Jill Stein Filed For A Recount In Wisconsin, Where Clinton Lost By 27K Votes

by John Haltiwanger

On Friday, Green party presidential candidate Jill Stein officially filed for a recount of the vote tally in Wisconsin, where Donald Trump holds a lead of roughly 27,000 votes over Hillary Clinton, The Guardian reports.

The deadline to file a petition for a recount was 5 pm on Friday, and Stein filed roughly 90 minutes before it closed.

Officials at Wisconsin's Election Commission announced on Twitter they had received Stein's request.
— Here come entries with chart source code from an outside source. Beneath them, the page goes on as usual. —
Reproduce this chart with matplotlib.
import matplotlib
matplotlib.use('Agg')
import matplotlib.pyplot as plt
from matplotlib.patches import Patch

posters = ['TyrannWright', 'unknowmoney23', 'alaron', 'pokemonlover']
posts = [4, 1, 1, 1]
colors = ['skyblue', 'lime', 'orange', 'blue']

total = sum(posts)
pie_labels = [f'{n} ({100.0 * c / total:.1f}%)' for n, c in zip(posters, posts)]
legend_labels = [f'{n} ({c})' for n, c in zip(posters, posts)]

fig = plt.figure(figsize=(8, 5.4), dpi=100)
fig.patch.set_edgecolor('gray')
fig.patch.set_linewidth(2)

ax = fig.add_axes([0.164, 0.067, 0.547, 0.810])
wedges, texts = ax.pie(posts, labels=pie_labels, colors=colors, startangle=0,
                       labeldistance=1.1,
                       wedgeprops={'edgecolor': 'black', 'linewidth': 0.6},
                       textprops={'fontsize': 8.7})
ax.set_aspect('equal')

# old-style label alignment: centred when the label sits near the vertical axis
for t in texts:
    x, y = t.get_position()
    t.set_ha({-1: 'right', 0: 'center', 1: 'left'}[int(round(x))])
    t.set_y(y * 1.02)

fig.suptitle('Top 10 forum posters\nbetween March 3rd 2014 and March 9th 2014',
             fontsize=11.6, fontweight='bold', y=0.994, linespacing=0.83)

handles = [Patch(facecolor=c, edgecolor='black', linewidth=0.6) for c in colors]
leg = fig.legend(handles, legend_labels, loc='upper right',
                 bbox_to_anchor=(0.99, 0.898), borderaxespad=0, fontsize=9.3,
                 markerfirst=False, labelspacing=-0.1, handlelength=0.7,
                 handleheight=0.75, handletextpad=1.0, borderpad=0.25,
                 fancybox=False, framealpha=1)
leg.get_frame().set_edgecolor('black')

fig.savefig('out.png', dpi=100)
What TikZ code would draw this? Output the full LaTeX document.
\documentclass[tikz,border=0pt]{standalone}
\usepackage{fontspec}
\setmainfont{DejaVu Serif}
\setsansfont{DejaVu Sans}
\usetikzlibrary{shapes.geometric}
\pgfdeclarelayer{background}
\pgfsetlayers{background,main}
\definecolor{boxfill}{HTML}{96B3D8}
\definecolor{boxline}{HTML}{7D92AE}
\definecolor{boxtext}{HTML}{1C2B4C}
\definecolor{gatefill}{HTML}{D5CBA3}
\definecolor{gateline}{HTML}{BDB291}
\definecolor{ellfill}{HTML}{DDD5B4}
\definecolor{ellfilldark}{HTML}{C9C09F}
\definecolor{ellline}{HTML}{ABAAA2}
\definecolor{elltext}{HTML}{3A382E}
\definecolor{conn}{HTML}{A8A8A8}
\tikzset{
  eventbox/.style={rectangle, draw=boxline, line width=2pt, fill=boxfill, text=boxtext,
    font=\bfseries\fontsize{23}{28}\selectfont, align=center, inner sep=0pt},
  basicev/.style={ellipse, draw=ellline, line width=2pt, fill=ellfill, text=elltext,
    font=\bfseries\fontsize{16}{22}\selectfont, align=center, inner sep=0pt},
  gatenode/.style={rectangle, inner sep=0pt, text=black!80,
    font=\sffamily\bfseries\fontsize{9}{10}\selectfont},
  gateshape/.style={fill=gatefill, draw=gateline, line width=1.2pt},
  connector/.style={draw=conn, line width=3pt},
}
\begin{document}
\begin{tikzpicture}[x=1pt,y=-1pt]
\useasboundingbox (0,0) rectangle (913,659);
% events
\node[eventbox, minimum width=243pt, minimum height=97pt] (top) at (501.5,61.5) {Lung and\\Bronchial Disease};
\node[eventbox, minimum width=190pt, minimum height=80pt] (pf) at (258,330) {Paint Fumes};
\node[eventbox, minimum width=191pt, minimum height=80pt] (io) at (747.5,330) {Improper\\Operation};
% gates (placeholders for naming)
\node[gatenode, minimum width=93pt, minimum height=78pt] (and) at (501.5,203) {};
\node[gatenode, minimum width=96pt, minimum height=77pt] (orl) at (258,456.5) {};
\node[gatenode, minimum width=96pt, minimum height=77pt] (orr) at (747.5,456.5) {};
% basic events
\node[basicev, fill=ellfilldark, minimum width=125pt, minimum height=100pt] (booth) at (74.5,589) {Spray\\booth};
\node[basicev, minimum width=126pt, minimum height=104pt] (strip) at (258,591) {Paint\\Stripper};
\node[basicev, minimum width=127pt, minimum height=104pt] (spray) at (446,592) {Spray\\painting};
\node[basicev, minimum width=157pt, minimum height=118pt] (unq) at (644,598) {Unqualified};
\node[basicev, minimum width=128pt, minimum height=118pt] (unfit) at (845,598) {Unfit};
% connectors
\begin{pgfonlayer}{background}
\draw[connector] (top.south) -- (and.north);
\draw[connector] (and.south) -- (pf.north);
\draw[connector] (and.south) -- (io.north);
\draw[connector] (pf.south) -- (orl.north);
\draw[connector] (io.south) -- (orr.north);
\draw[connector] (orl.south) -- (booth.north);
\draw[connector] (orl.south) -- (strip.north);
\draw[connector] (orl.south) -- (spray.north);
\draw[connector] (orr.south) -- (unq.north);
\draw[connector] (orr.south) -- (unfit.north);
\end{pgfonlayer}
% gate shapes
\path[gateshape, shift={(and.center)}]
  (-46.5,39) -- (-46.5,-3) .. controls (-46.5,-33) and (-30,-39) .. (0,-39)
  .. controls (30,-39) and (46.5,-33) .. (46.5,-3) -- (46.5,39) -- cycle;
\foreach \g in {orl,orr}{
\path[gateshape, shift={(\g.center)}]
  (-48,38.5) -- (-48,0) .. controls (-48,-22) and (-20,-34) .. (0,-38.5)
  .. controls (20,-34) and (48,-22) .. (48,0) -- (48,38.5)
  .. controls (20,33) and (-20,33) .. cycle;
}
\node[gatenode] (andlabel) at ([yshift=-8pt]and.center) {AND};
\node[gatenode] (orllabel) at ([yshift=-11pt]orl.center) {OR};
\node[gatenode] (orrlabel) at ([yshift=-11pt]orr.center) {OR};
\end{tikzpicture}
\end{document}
Shortly thereafter, Wisconsin Election Commission director Michael Haas stated,

The Commission is preparing to move forward with a statewide recount of votes for President of the United States, as requested by these candidates. We have assembled an internal team to direct the recount, we have been in close consultation with our county clerk partners, and have arranged for legal representation by the Wisconsin Department of Justice. We plan to hold a teleconference meeting for county clerks next week and anticipate the recount will begin late in the week after the Stein campaign has paid the recount fee, which we are still calculating.
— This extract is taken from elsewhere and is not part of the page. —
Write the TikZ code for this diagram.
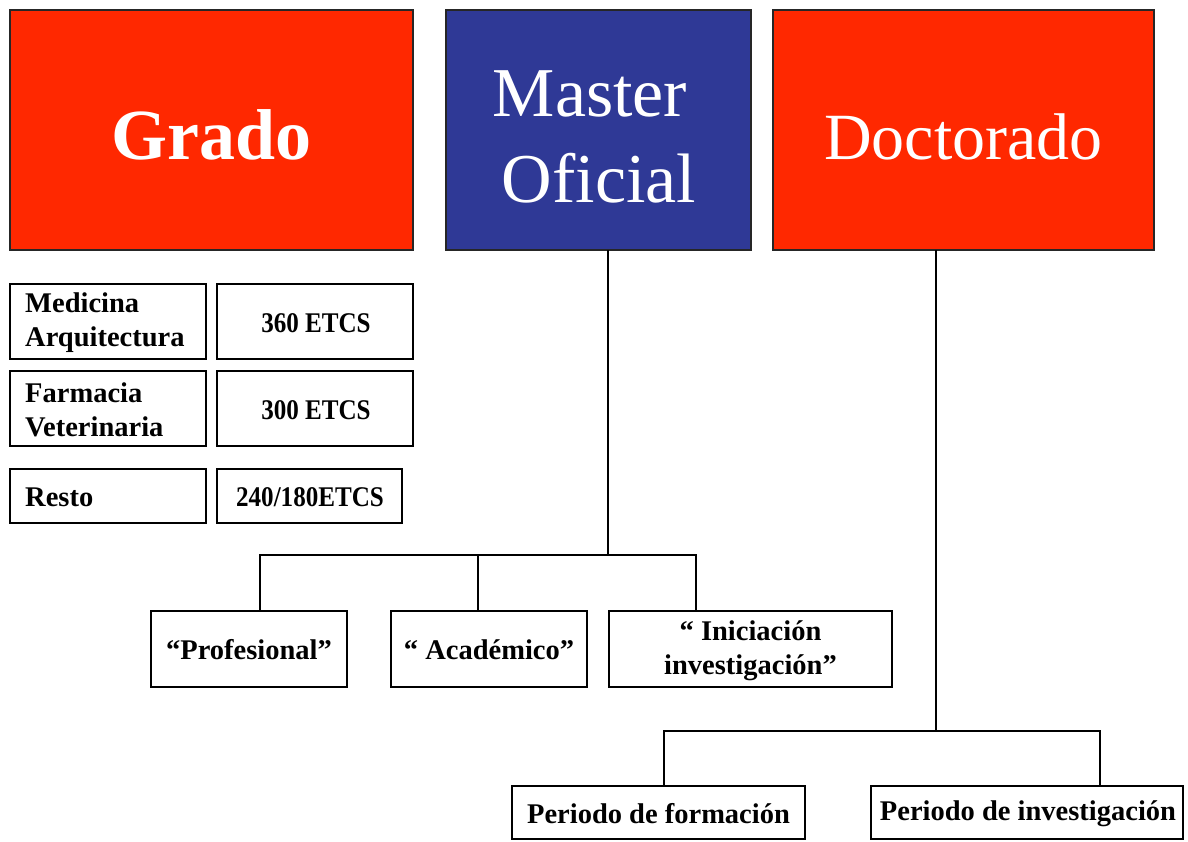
\documentclass[tikz,border=0pt]{standalone}
\usepackage{fontspec}
\setmainfont{Liberation Serif}
\newfontfamily\narrowserif[FakeStretch=0.88]{Liberation Serif}
\definecolor{bred}{HTML}{FF2800}
\definecolor{bblue}{HTML}{2F3996}
\begin{document}
\begin{tikzpicture}[x=1pt,y=-1pt,
  big/.style={draw=black!85,line width=1.2pt,inner sep=0pt},
  wbox/.style={draw=black,line width=1.5pt,fill=white},
  lbl/.style={font=\bfseries\fontsize{28.5}{34}\selectfont,align=center,inner sep=0pt},
  ects/.style={font=\narrowserif\bfseries\fontsize{28.5}{34}\selectfont,align=center,inner sep=0pt},
  lbll/.style={font=\bfseries\fontsize{28.5}{34}\selectfont,align=left,inner sep=0pt,anchor=west},
  conn/.style={draw=black,line width=1.3pt}]
\useasboundingbox (0,0) rectangle (1188,841);
% top boxes
\path[big,fill=bred] (10,10) rectangle (413,250);
\node[text=white,font=\bfseries\fontsize{72}{80}\selectfont] (grado) at (211.5,135) {Grado};
\path[big,fill=bblue] (446,10) rectangle (751,250);
\node[align=center,text=white,font=\fontsize{70}{86}\selectfont] (master) at (590,137) {Master\\\hspace*{18pt}Oficial};
\path[big,fill=bred] (773,10) rectangle (1154,250);
\node[text=white,font=\fontsize{66}{80}\selectfont] (doct) at (963.5,137) {Doctorado};
\coordinate (mtop) at (608,250);
\coordinate (dtop) at (936,250);
% grado list
\draw[wbox] (10,284) rectangle (206,359);
\node[lbll] (med) at (25,323) {Medicina\\Arquitectura};
\draw[wbox] (217,284) rectangle (413,359);
\node[ects] (e360) at (316,323) {360 ETCS};
\draw[wbox] (10,371) rectangle (206,446);
\node[lbll] (far) at (25,410) {Farmacia\\Veterinaria};
\draw[wbox] (217,371) rectangle (413,446);
\node[ects] (e300) at (316,410) {300 ETCS};
\draw[wbox] (10,469) rectangle (206,523);
\node[lbll] (resto) at (25,497) {Resto};
\draw[wbox] (217,469) rectangle (402,523);
\node[ects] (e240) at (310,497) {240/180ETCS};
% master children
\draw[wbox] (151,611) rectangle (347,687);
\node[lbl] (prof) at (249,650) {“Profesional”};
\draw[wbox] (391,611) rectangle (587,687);
\node[lbl] (acad) at (489,650) {“ Académico”};
\draw[wbox] (609,611) rectangle (892,687);
\node[lbl] (inic) at (750.5,651) {“ Iniciación\\investigación”};
\coordinate (p1) at (260,611);
\coordinate (p2) at (478,611);
\coordinate (p3) at (696,611);
\draw[conn] (mtop) -- (608,555);
\draw[conn] (p1) -- (260,555) -- (696,555) -- (p3);
\draw[conn] (p2) -- (478,555);
% doctorado children
\draw[wbox] (512,786) rectangle (805,839);
\node[lbl] (form) at (658.5,814) {Periodo de formación};
\draw[wbox] (871,786) rectangle (1183,839);
\node[lbl] (inv) at (1028,814) {Periodo de investigación};
\coordinate (q1) at (664,786);
\coordinate (q2) at (1100,786);
\draw[conn] (dtop) -- (936,731);
\draw[conn] (q1) -- (664,731) -- (1100,731) -- (q2);
\end{tikzpicture}
\end{document}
If you're wondering how and why this is happening, that's a fair question.

Earlier this week, computer scientists said they'd found evidence the election results might've been hacked or manipulated in Wisconsin, Michigan and Pennsylvania -- the three states that tipped the electoral college to Republican presidential nominee Donald Trump.

They found that Hillary Clinton got 7 percent fewer votes in Wisconsin counties that utilize electronic-voting machines than in Wisconsin counties that use paper ballots.

So, there is no direct evidence of hacking, but these experts still advised Clinton to call for a recount after analyzing these data.

After suspicions over the results were made public, Jill Stein began raising money to pay for a recount in Wisconsin, Michigan and Pennsylvania.

On Wednesday, Stein said,

After a divisive and painful presidential race, reported hacks into voter and party databases and individual email accounts are causing many American to wonder if our election results are reliable. These concerns need to be investigated before the 2016 presidential election is certified. We deserve elections we can trust.

The Green Party candidate raised more than $5 million so far to pay for the recounts.

Officials said the cost of the recount in Wisconsin will cost $1 million, and Stein will have to pay the entire cost.

The deadlines to file for recounts in Pennsylvania and Michigan are next week.

Technically, Hillary Clinton could still win the election -- this was true even before Stein filed for a recount in Wisconsin (because of the electoral college).

But it's still a long-shot.

Still, it's pretty safe to say this recount adds even more drama to an already tumultuous election cycle.

If nothing else, 2016 has never failed to be exciting.